▶ What you are asked to do: From the first line of the data below through the line bearing "const STRETCH = 1.18;", reproduce each line exactly; do not include pictures.

[Begin Information shown]

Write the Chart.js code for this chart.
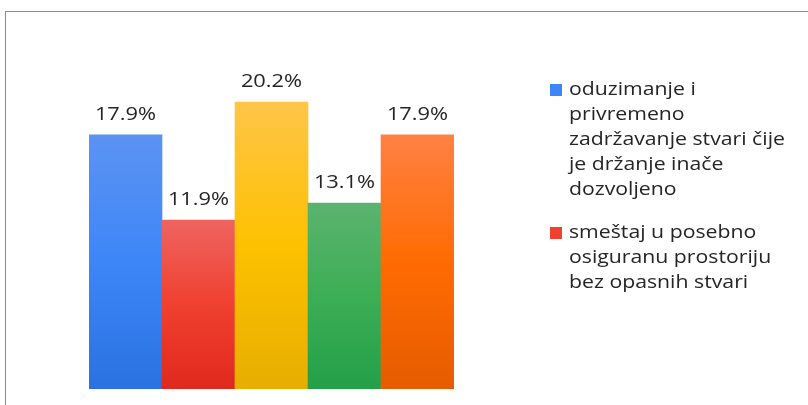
<!DOCTYPE html>
<html>
<head>
<meta charset="utf-8">
<script src="https://cdn.jsdelivr.net/npm/chart.js@4/dist/chart.umd.min.js"></script>
<style>
html, body { margin: 0; padding: 0; background: #fff; overflow: hidden; }
#wrap { position: relative; width: 808px; height: 405px; }
#frame { position: absolute; left: 5px; top: 11px; width: 830px; height: 430px; border: 1px solid #8c8c8c; }
#c { position: absolute; left: 0; top: 0; }
</style>
</head>
<body>
<div id="wrap">
  <div id="frame"></div>
  <canvas id="c" width="808" height="405"></canvas>
</div>
<script>
// data
const categories = [
  'oduzimanje i privremeno zadržavanje stvari čije je držanje inače dozvoljeno',
  'smeštaj u posebno osiguranu prostoriju bez opasnih stvari',
  'kategorija 3',
  'kategorija 4',
  'kategorija 5'
];
const values = [17.9, 11.9, 20.2, 13.1, 17.9];
const valueLabels = ['17.9%', '11.9%', '20.2%', '13.1%', '17.9%'];
// only the first two legend entries fit in the picture
const legendLines = [
  ['oduzimanje i', 'privremeno', 'zadržavanje stvari čije', 'je držanje inače', 'dozvoljeno'],
  ['smeštaj u posebno', 'osiguranu prostoriju', 'bez opasnih stvari']
];
// top / middle / bottom of each bar gradient
const barColors = [
  ['#5c93f3', '#3d86f7', '#2a72e2'],
  ['#ee6460', '#f0402f', '#e0291e'],
  ['#ffc547', '#fdc100', '#e7ae00'],
  ['#5bb36f', '#3dae55', '#23a049'],
  ['#ff8143', '#ff6b02', '#e65c00']
];

const FONT = '"Open Sans", "Liberation Sans", sans-serif';
const TEXT_COLOR = '#252525';
const STRETCH = 1.18;

function stretchedText(ctx, text, x, y, align) {
  ctx.save();
  const w = ctx.measureText(text).width * STRETCH;
  let x0 = x;
  if (align === 'center') x0 = x - w / 2;
  ctx.translate(x0, y);
  ctx.scale(STRETCH, 1);
  ctx.textAlign = 'left';
  ctx.fillText(text, 0, 0);
  ctx.restore();
}

function barFill(context) {
  const c = barColors[context.dataIndex];
  const chart = context.chart;
  if (!chart.chartArea || context.type !== 'data') return c[1];
  const y = chart.scales.y;
  const top = y.getPixelForValue(values[context.dataIndex]);
  const base = y.getPixelForValue(0);
  const g = chart.ctx.createLinearGradient(0, top, 0, base);
  g.addColorStop(0, c[0]);
  g.addColorStop(0.5, c[1]);
  g.addColorStop(1, c[2]);
  return g;
}

const valueLabelPlugin = {
  id: 'valueLabels',
  afterDatasetsDraw(chart) {
    const ctx = chart.ctx;
    const meta = chart.getDatasetMeta(0);
    ctx.save();
    ctx.font = '18.5px ' + FONT;
    ctx.fillStyle = TEXT_COLOR;
    ctx.textBaseline = 'alphabetic';
    meta.data.forEach((bar, i) => {
      stretchedText(ctx, valueLabels[i], bar.x, bar.y - 15, 'center');
    });
    ctx.restore();
  }
};

const sideLegendPlugin = {
  id: 'sideLegend',
  afterDraw(chart) {
    const ctx = chart.ctx;
    ctx.save();
    ctx.font = '18px ' + FONT;
    ctx.textBaseline = 'alphabetic';
    let y = 95;
    legendLines.forEach((lines, i) => {
      ctx.fillStyle = barColors[i][1];
      ctx.fillRect(550, y - 11, 12, 12);
      ctx.fillStyle = TEXT_COLOR;
      lines.forEach((ln, k) => {
        stretchedText(ctx, ln, 569, y + k * 25, 'left');
      });
      y += lines.length * 25 + 18;
    });
    ctx.restore();
  }
};

new Chart(document.getElementById('c'), {
  type: 'bar',
  data: {
    labels: categories,
    datasets: [{
      data: values,
      backgroundColor: barFill,
      borderWidth: 0,
      categoryPercentage: 1.0,
      barPercentage: 1.0
    }]
  },
  options: {
    responsive: false,
    animation: false,
    layout: { padding: { left: 89, right: 354, top: 34, bottom: 16 } },
    plugins: {
      legend: { display: false },
      tooltip: { enabled: false }
    },
    scales: {
      x: { display: false },
      y: { display: false, min: 0, max: 25 }
    }
  },
  plugins: [valueLabelPlugin, sideLegendPlugin]
});
</script>
</body>
</html>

[End Information shown]

▶ Output for this exercise:
Write the Chart.js code for this chart.
<!DOCTYPE html>
<html>
<head>
<meta charset="utf-8">
<script src="https://cdn.jsdelivr.net/npm/chart.js@4/dist/chart.umd.min.js"></script>
<style>
html, body { margin: 0; padding: 0; background: #fff; overflow: hidden; }
#wrap { position: relative; width: 808px; height: 405px; }
#frame { position: absolute; left: 5px; top: 11px; width: 830px; height: 430px; border: 1px solid #8c8c8c; }
#c { position: absolute; left: 0; top: 0; }
</style>
</head>
<body>
<div id="wrap">
  <div id="frame"></div>
  <canvas id="c" width="808" height="405"></canvas>
</div>
<script>
// data
const categories = [
  'oduzimanje i privremeno zadržavanje stvari čije je držanje inače dozvoljeno',
  'smeštaj u posebno osiguranu prostoriju bez opasnih stvari',
  'kategorija 3',
  'kategorija 4',
  'kategorija 5'
];
const values = [17.9, 11.9, 20.2, 13.1, 17.9];
const valueLabels = ['17.9%', '11.9%', '20.2%', '13.1%', '17.9%'];
// only the first two legend entries fit in the picture
const legendLines = [
  ['oduzimanje i', 'privremeno', 'zadržavanje stvari čije', 'je držanje inače', 'dozvoljeno'],
  ['smeštaj u posebno', 'osiguranu prostoriju', 'bez opasnih stvari']
];
// top / middle / bottom of each bar gradient
const barColors = [
  ['#5c93f3', '#3d86f7', '#2a72e2'],
  ['#ee6460', '#f0402f', '#e0291e'],
  ['#ffc547', '#fdc100', '#e7ae00'],
  ['#5bb36f', '#3dae55', '#23a049'],
  ['#ff8143', '#ff6b02', '#e65c00']
];

const FONT = '"Open Sans", "Liberation Sans", sans-serif';
const TEXT_COLOR = '#252525';
const STRETCH = 1.18;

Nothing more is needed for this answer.